Monday, December 1, 2014

phpMyAdmin work during the eighth week

As mentioned in my last blog post I started working on the token mismatch issue that we received a lot of complaints about for so long. The main issue was that both http and config authentications were not able to refresh the page when when PHP session expires. I implemented a solution similar to what we used for cookie authentication on session timeout which would refresh the page with new token. 
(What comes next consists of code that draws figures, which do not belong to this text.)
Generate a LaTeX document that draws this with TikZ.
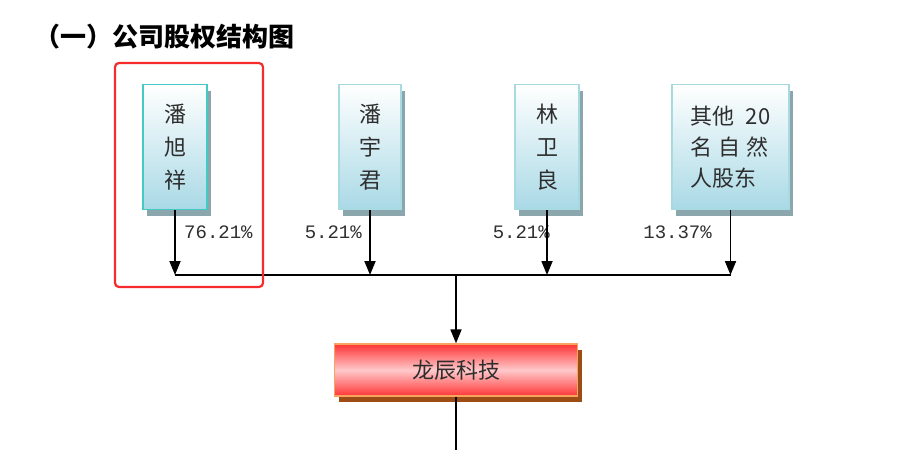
\documentclass[tikz,border=0pt]{standalone}
\usepackage{fontspec}
\newfontfamily\cjk{Noto Sans CJK SC}
\setmonofont{Liberation Mono}
\usetikzlibrary{calc,positioning,shadows,arrows.meta}
\definecolor{holderline}{HTML}{A8DAE2}
\definecolor{holdertop}{HTML}{45C9C4}
\definecolor{holderfill}{HTML}{A9D9E6}
\definecolor{holdershade}{HTML}{8CA6AE}
\definecolor{firmline}{HTML}{F7A45E}
\definecolor{firmred}{HTML}{FF3535}
\definecolor{firmpink}{HTML}{FFC9CB}
\definecolor{firmshade}{HTML}{9C4C14}
\definecolor{framered}{HTML}{F62B2B}
\definecolor{inkgray}{HTML}{2E2E2E}

\begin{document}
\begin{tikzpicture}[x=1pt, y=-1pt, >={Triangle[width=11pt,length=14pt]},
  holder/.style = {draw=holderline, line width=1.3pt, top color=white, bottom color=holderfill,
    minimum height=125pt, inner sep=0pt, align=center, text=inkgray,
    font=\cjk\fontsize{22}{33}\selectfont,
    drop shadow={shadow xshift=4pt, shadow yshift=-6pt, fill=holdershade, opacity=1}},
  firm/.style = {draw=firmline, line width=1.3pt, top color=firmred, bottom color=firmred, middle color=firmpink,
    minimum width=243pt, minimum height=52pt, text=inkgray, font=\cjk\fontsize{22}{22}\selectfont,
    drop shadow={shadow xshift=4pt, shadow yshift=-6pt, fill=firmshade, opacity=1}},
  pct/.style = {inner sep=0pt, text=inkgray, font=\ttfamily\fontsize{19}{19}\selectfont},
  link/.style = {line width=1.8pt}]
\useasboundingbox (0,0) rectangle (912,450);

\node[anchor=west, inner sep=0pt, font=\cjk\bfseries\fontsize{26}{26}\selectfont] (title) at (34,37) {（一）公司股权结构图};

\node[holder, draw=holdertop, minimum width=64pt] (b1) at (175,147) {潘\\旭\\祥};
\node[holder, minimum width=62pt]                 (b2) at (370,147) {潘\\宇\\君};
\node[holder, minimum width=64pt]                 (b3) at (547,147) {林\\卫\\良};
\node[holder, minimum width=117pt, font=\cjk\fontsize{22}{31}\selectfont, align=left] (b4) at (730.5,147) {其他\enspace 20\\名\kern6pt 自\kern6pt 然\\人股东};
\node[firm] (firm) at (456,370) {龙辰科技};

\coordinate (bus)  at (456,275);
\coordinate (tail) at (456,450);

\node[pct, anchor=west] (p1) at (184,232) {76.21\%};
\node[pct, anchor=east] (p2) at (362,232) {5.21\%};
\node[pct, anchor=east] (p3) at (550,232) {5.21\%};
\node[pct, anchor=east] (p4) at (712,232) {13.37\%};

\foreach \b in {b1,b2,b3,b4}
  \draw[link, ->] (\b.south) -- (\b.south |- bus);
\draw[line width=1.5pt] (b1.south |- bus) -- (b4.south |- bus);
\draw[link, ->] (bus) -- (firm.north);
\draw[link] (firm.south) -- (tail);

\draw[framered, line width=2.2pt, rounded corners=4pt] (115,63) rectangle (263,287);
\end{tikzpicture}
\end{document}
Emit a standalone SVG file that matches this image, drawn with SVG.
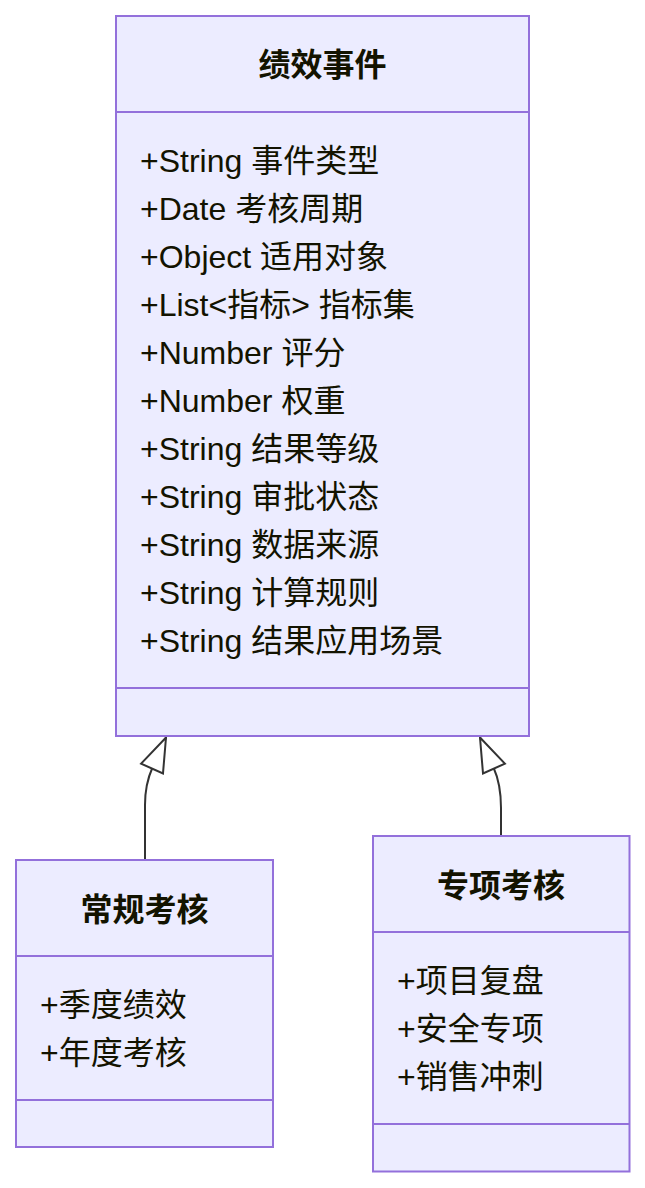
<svg xmlns="http://www.w3.org/2000/svg" width="645" height="1188" viewBox="0 0 645 1188">
<style>
.box{fill:#ECECFF;stroke:#9370DB;stroke-width:2}
.div{stroke:#9370DB;stroke-width:2;fill:none}
.t{font-family:"Liberation Sans","Noto Sans CJK SC",sans-serif;font-size:32px;fill:#131300}
.title{font-weight:bold;text-anchor:middle}
.edge{fill:none;stroke:#333333;stroke-width:2}
</style>
<defs>
<marker id="ext" markerUnits="userSpaceOnUse" orient="auto" refX="0" refY="0" markerWidth="40" markerHeight="30" style="overflow:visible">
<path d="M0,0 L34,-12 L34,12 Z" fill="#ffffff" stroke="#333333" stroke-width="2" stroke-linejoin="miter"/>
</marker>
</defs>
<rect width="645" height="1188" fill="#ffffff"/>
<g id="connectors">
<path class="edge" d="M166,737.5 L152.5,767.5 C148,777.5 145,790 145,805 L145,860" marker-start="url(#ext)"/>
<path class="edge" d="M480,737.5 L493.5,767.5 C498,777.5 501,790 501,808 L501,836" marker-start="url(#ext)"/>
</g>
<g id="node-jixiao">
<rect class="box" x="116" y="16" width="413" height="720"/>
<line class="div" x1="116" y1="112" x2="529" y2="112"/>
<line class="div" x1="116" y1="688" x2="529" y2="688"/>
<text class="t title" x="322.5" y="76">绩效事件</text>
<text class="t" x="140" y="172">+String 事件类型</text>
<text class="t" x="140" y="220">+Date 考核周期</text>
<text class="t" x="140" y="268">+Object 适用对象</text>
<text class="t" x="140" y="316">+List&lt;指标&gt; 指标集</text>
<text class="t" x="140" y="364">+Number 评分</text>
<text class="t" x="140" y="412">+Number 权重</text>
<text class="t" x="140" y="460">+String 结果等级</text>
<text class="t" x="140" y="508">+String 审批状态</text>
<text class="t" x="140" y="556">+String 数据来源</text>
<text class="t" x="140" y="604">+String 计算规则</text>
<text class="t" x="140" y="652">+String 结果应用场景</text>
</g>
<g id="node-changgui">
<rect class="box" x="16" y="860" width="257" height="287"/>
<line class="div" x1="16" y1="956" x2="273" y2="956"/>
<line class="div" x1="16" y1="1100" x2="273" y2="1100"/>
<text class="t title" x="144.5" y="921">常规考核</text>
<text class="t" x="40" y="1016">+季度绩效</text>
<text class="t" x="40" y="1064">+年度考核</text>
</g>
<g id="node-zhuanxiang">
<rect class="box" x="373" y="836" width="256.5" height="335.5"/>
<line class="div" x1="373" y1="932" x2="629.5" y2="932"/>
<line class="div" x1="373" y1="1124" x2="629.5" y2="1124"/>
<text class="t title" x="501" y="897">专项考核</text>
<text class="t" x="397" y="992">+项目复盘</text>
<text class="t" x="397" y="1040">+安全专项</text>
<text class="t" x="397" y="1088">+销售冲刺</text>
</g>
</svg>
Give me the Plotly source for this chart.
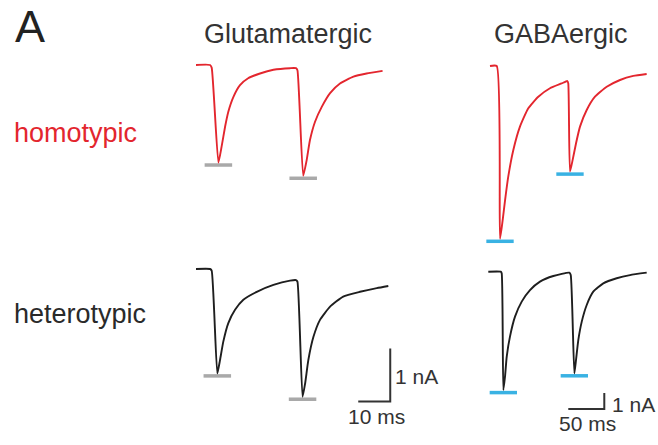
import plotly.graph_objects as go

W, H = 658, 445

# ---------------- data (time in ms, current in nA) ----------------
# Glutamatergic, homotypic (red)
glu_homo_t = [0, 4.4, 4.9, 7.0, 8.0, 9.1, 10.1, 11.7, 13.75, 16.3, 20.0, 24.2, 29.4, 31.25,
              31.7, 33.5, 34.6, 35.6, 37.2, 39.3, 41.9, 45.0, 49.2, 53.3, 58.3]
glu_homo_i = [0, 0, -0.05, -1.84, -1.54, -1.16, -0.88, -0.60, -0.38, -0.25, -0.16, -0.09, -0.06, -0.06,
              -0.10, -2.09, -1.79, -1.42, -1.07, -0.79, -0.53, -0.35, -0.22, -0.16, -0.11]

# Glutamatergic, heterotypic (black)
glu_hetero_t = [0, 4.4, 4.9, 6.66, 7.5, 8.53, 10.1, 12.2, 14.8, 19.0, 24.2, 29.4, 31.25,
                31.7, 33.3, 34.1, 35.1, 36.7, 38.75, 41.9, 46.0, 51.25, 56.5, 60.1]
glu_hetero_i = [0, 0, -0.03, -1.97, -1.72, -1.37, -1.02, -0.77, -0.58, -0.43, -0.30, -0.22, -0.21,
                -0.24, -2.41, -2.16, -1.72, -1.28, -0.96, -0.71, -0.52, -0.43, -0.36, -0.32]

# GABAergic, homotypic (red)
gaba_homo_t = [0, 9.35, 13.9, 17.7, 20.9, 25.4, 32.4, 41.6, 53.2, 67.1, 83.3, 99.5, 107.4,
               108.7, 111.1, 114.8, 119.5, 125.0, 134.3, 145.8, 162.1, 180.6, 199.0, 217.6]
gaba_homo_i = [0, 0, -10.8, -9.6, -8.4, -6.9, -5.25, -3.79, -2.64, -1.92, -1.39, -1.09, -0.94,
               -1.09, -6.6, -5.87, -4.83, -3.79, -2.75, -1.92, -1.30, -0.875, -0.62, -0.50]

# GABAergic, heterotypic (black)
gaba_hetero_t = [0, 17.2, 18.6, 20.9, 23.2, 25.6, 30.1, 37.1, 46.4, 57.9, 71.8, 90.3, 112.5,
                 114.5, 119.5, 121.8, 125.0, 129.8, 136.7, 145.8, 159.7, 178.3, 196.8, 220.0]
gaba_hetero_i = [0, 0, -0.1, -7.4, -6.56, -5.31, -4.06, -2.81, -1.87, -1.15, -0.62, -0.27, -0.06,
                 -0.21, -6.35, -5.52, -4.27, -3.12, -2.08, -1.25, -0.73, -0.41, -0.21, -0.06]

column_titles = ["Glutamatergic", "GABAergic"]
row_labels = ["homotypic", "heterotypic"]
scale_glu = [10, 1]    # ms, nA
scale_gaba = [50, 1]   # ms, nA
scale_glu_label = ["10 ms", "1 nA"]
scale_gaba_label = ["50 ms", "1 nA"]

# ---------------- styles ----------------
RED = "#e3262e"
BLACK = "#1e1e1e"
GRAY_BAR = "#a9a9a9"
BLUE_BAR = "#39b2e3"
FONT = "Arial, Liberation Sans, sans-serif"

# panel geometry: (x px range, y px range, origin px (x,y), px per ms, px per nA)
panels = {
    "glu_homo":    dict(px=(190, 400), py=(45, 200),  o=(196, 65),      sx=3.2,  sy=53),
    "glu_hetero":  dict(px=(190, 400), py=(250, 432), o=(196, 269),     sx=3.2,  sy=53),
    "gaba_homo":   dict(px=(480, 658), py=(45, 252),  o=(490, 66),      sx=0.72, sy=16),
    "gaba_hetero": dict(px=(480, 658), py=(255, 440), o=(488.3, 271.7), sx=0.72, sy=16),
}

fig = go.Figure()
layout_axes = {}


def add_axes(idx, p):
    (x0, x1), (y0, y1), (ox, oy) = p["px"], p["py"], p["o"]
    sx, sy = p["sx"], p["sy"]
    xn = "xaxis" if idx == 1 else f"xaxis{idx}"
    yn = "yaxis" if idx == 1 else f"yaxis{idx}"
    layout_axes[xn] = dict(domain=[x0 / W, x1 / W], range=[(x0 - ox) / sx, (x1 - ox) / sx],
                           visible=False, anchor=f"y{'' if idx == 1 else idx}", fixedrange=True)
    layout_axes[yn] = dict(domain=[1 - y1 / H, 1 - y0 / H], range=[-(y1 - oy) / sy, -(y0 - oy) / sy],
                           visible=False, anchor=f"x{'' if idx == 1 else idx}", fixedrange=True)
    return ("x" if idx == 1 else f"x{idx}"), ("y" if idx == 1 else f"y{idx}")


def troughs(t, i):
    mn = min(i)
    out = []
    for k in range(1, len(i) - 1):
        if i[k] < i[k - 1] and i[k] < i[k + 1] and i[k] < 0.5 * mn:
            out.append((t[k], i[k]))
    return out


specs = [
    ("glu_homo", glu_homo_t, glu_homo_i, RED, GRAY_BAR, 4.3),
    ("glu_hetero", glu_hetero_t, glu_hetero_i, BLACK, GRAY_BAR, 4.3),
    ("gaba_homo", gaba_homo_t, gaba_homo_i, RED, BLUE_BAR, 19.0),
    ("gaba_hetero", gaba_hetero_t, gaba_hetero_i, BLACK, BLUE_BAR, 19.0),
]

axes_ids = {}
for n, (key, t, i, col, barcol, hw) in enumerate(specs, start=1):
    p = panels[key]
    xa, ya = add_axes(n, p)
    axes_ids[key] = (xa, ya)
    off = 2.5 / p["sy"]
    for (tt, ii) in troughs(t, i):
        fig.add_trace(go.Scatter(x=[tt - hw, tt + hw], y=[ii - off, ii - off], mode="lines",
                                 line=dict(color=barcol, width=3.5), xaxis=xa, yaxis=ya,
                                 hoverinfo="skip", showlegend=False))
    fig.add_trace(go.Scatter(x=t, y=i, mode="lines",
                             line=dict(color=col, width=1.9, shape="spline", smoothing=0.5),
                             xaxis=xa, yaxis=ya, showlegend=False))

# scale bars
def scale_bar(key, x0, y0, sb):
    xa, ya = axes_ids[key]
    fig.add_trace(go.Scatter(x=[x0, x0 + sb[0], x0 + sb[0]], y=[y0, y0, y0 + sb[1]], mode="lines",
                             line=dict(color="#333333", width=2), xaxis=xa, yaxis=ya,
                             hoverinfo="skip", showlegend=False))

scale_bar("glu_hetero", 50.7, -2.50, scale_glu)
scale_bar("gaba_hetero", 111.1, -8.58, scale_gaba)

ann = []
def text(s, x, y, size, color="#333333", xanchor="left"):
    ann.append(dict(text=s, x=x / W, y=1 - y / H, xref="paper", yref="paper", showarrow=False,
                    xanchor=xanchor, yanchor="middle", font=dict(family=FONT, size=size, color=color)))

text("A", 13, 27, 45, "#222222")
text(column_titles[0], 287.5, 34, 27, "#333333", "center")
text(column_titles[1], 561, 34, 27, "#333333", "center")
text(row_labels[0], 12, 133, 27, RED)
text(row_labels[1], 12, 314, 27, "#2a2a2a")
text(scale_glu_label[1], 393, 376, 21)
text(scale_glu_label[0], 346, 416, 21)
text(scale_gaba_label[1], 610, 404.5, 21)
text(scale_gaba_label[0], 557, 423, 21)

fig.update_layout(width=W, height=H, margin=dict(l=0, r=0, t=0, b=0),
                  paper_bgcolor="white", plot_bgcolor="rgba(0,0,0,0)",
                  annotations=ann, **layout_axes)

fig.write_html("out.html", config={"displayModeBar": False, "staticPlot": True})

# remove the browser's default page margin so the figure sits at the window origin
with open("out.html", "r", encoding="utf-8") as f:
    html = f.read()
html = html.replace("<head>", "<head><style>html,body{margin:0;padding:0;overflow:hidden;}</style>", 1)
with open("out.html", "w", encoding="utf-8") as f:
    f.write(html)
I also attended to regular bug fixes reported within the week. Altogether here is the list of bugs fixed and attended.

Bugs fixed
#4605 Unseen messages in tracking
#4606 Tracking report export as SQL dump does not work
#4607 Syntax Error during db_copy operation
#4608 SELECT permission issues with relations and restricted access
#4227 Token mismatch when using HTTP AUTH and the SESSION expires
#4280 Error: Token mismatch
#4387 Token mismatch (one server http auth, one cookie)
#3893 Token mismatch error on every action

Bugs attended
#4569 Issues with Relation View dropdowns
#4409 Not displaying results of archive table

During the latter part of the week I concentrated on refactoring and code improvements. I improved the database and table level tracking pages with facility to enable/disable tracking for multiple tables, ability to delete multiple versions of tracking etc. I also worked on displaying results of multiple queries. This involved quite a lot of changes since most of the work had been done assuming that only one result set would be displayed. This work continued to the next week. So here is the list of feature requests and refactoring done during the week.

Feature requests
#1562 Allow tracking multiple table at once from database level tracking page
#1564 Improve action message on Tracking page

Refactoring and code improvements
Refactoring database level and table level tracking pages
Refactoring query results display page to facilitate display results of multiple queries at once

PS: I took the day off on Monday, the 24th.